Finishing my dissertation this year has forced me to come out of my troll-cave and interact a lot more with my econ department. And that has been a very good thing! There is so much cool economics going on at the University of Michigan that I didn't even know about that I've decided to start blogging about it.

Today's interesting nugget comes from UMich prof David Albouy, for whom I briefly worked as a research assistant a few years back. A lot of David's work is in urban economics, which - although I decided not to do my dissertation on it - is an area dear to my heart. I view the deterioration of America's big cities over the past 40 years as a national tragedy, especially after seeing how well big cities work in countries like Japan and Korea. Fortunately, urban economists like Albouy and Ed Glaeser have been leading an intellectual charge for more urban-friendly policies. 

David has zeroed in on one way in which our government stacks the deck against cities: Income tax. Here's the original paper, and here's a recent writeup in the New York Times. The basic idea is this: Income tax rates are based only on your dollar income, not on how much purchasing power your income represents. Since prices (especially housing prices) are higher in big cities, an income of, say, $60,000 will buy you a lot less in San Francisco than it will in College Station, Texas. But someone who earns $60,000 will pay the same taxes in SF as she would in College Station. This provides a big incentive to move from the big city to a small town.

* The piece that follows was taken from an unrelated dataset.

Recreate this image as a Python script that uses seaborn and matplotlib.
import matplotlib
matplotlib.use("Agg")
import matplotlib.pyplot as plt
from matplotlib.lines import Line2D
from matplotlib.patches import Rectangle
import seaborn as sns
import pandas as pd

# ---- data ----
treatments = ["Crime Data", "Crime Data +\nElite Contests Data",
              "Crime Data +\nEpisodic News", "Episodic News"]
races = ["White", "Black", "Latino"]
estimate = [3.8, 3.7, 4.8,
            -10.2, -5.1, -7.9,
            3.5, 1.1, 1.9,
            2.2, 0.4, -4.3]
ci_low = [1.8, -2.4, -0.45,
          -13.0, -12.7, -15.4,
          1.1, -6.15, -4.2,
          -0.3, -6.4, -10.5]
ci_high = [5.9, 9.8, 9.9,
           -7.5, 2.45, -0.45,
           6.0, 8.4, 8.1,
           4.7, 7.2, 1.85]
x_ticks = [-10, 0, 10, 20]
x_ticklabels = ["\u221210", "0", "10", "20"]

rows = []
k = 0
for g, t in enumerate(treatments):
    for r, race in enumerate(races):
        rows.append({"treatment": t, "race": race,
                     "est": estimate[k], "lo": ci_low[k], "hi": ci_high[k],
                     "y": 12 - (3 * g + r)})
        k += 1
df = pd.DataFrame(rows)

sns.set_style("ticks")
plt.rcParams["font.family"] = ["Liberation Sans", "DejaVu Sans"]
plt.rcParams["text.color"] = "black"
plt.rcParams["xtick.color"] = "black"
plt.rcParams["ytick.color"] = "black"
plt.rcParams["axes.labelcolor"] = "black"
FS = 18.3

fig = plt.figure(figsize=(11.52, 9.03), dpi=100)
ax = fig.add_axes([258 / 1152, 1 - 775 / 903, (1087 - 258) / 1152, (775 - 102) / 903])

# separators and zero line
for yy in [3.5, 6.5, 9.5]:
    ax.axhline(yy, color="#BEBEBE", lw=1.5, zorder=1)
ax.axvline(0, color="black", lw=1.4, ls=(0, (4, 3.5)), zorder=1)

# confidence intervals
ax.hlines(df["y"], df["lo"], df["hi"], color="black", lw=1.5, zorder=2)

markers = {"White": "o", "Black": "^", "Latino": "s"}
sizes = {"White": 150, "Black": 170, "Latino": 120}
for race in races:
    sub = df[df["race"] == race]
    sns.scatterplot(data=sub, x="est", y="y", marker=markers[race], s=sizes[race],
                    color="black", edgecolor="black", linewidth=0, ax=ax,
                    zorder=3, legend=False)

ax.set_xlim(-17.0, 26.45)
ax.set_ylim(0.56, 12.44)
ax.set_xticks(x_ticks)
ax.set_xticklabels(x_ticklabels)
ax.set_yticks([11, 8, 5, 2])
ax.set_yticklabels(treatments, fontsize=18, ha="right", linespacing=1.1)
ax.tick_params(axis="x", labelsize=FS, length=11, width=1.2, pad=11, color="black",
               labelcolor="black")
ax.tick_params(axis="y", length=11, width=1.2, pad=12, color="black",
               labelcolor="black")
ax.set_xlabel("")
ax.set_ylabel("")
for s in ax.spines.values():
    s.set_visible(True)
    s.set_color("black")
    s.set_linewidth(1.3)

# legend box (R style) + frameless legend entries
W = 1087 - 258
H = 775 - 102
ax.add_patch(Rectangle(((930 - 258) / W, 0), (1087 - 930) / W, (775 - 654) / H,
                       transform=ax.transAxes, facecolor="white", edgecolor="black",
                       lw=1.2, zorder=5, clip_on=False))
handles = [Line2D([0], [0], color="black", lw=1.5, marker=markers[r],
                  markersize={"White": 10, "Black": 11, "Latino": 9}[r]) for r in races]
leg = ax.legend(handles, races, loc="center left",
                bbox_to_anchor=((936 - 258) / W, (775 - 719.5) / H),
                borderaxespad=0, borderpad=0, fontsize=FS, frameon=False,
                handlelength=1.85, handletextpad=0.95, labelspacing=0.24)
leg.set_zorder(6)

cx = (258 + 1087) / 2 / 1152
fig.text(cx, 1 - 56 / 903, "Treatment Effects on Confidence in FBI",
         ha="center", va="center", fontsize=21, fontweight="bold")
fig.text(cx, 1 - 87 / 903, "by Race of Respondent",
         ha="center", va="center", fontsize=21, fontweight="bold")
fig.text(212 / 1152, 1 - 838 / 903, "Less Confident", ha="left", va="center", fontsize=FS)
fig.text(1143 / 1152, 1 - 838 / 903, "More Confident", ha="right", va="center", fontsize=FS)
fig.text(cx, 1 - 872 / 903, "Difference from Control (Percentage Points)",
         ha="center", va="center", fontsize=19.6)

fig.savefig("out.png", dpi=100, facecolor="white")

The point is not just that this is unfair (as the Times article contends), but that it's inefficient for our economy. Why? Because people are productive when they live in big cities. Take a worker out of San Francisco and plunk her down in College Station, and chances are that she will add less value to the economy. 

There are several reasons that this is true. The first is transport costs; if our hypothetical worker makes Christmas tree ornaments for a living, then if she lives in San Francisco, she's going to be very near to a whole lot of paying customers. But if she lives in College Station, she's going to have to ship a lot of her Christmas ornaments to customers in Houston (two hours away) or Dallas (three hours away). That costs money, and reduces the worker's productivity. Transport costs are probably the reason we have cities in the first place.

Another reason is knowledge spillovers. A lot of cities are "industrial clusters". If our Christmas tree ornament maker lives in SF, she will be smack dab in the middle of the center of the U.S. technology industry. This means that she may hang out with engineers who will teach her how to design ornaments more efficiently using powerful software, or how to find customers and suppliers more effectively using the Web. And she may also interact with a bunch of art and design people, for whom SF is also somewhat of a mecca. That will also tend to increase her productivity, by keeping her on top of new trends and ideas in the design world.

So when the federal government levees the same percentage tax on San Franciscans that it levees on people in College Station, it is discouraging high productivity. Just how much this hurts our economy is anybody's guess, though David Albouy takes a crack at an estimate in his paper; the numbers come out substantial, though not huge. But the policy implication is clear: one way to help reverse America's urban decay, and to boost our economy over the long term, would be to tax people in big cities at lower rates.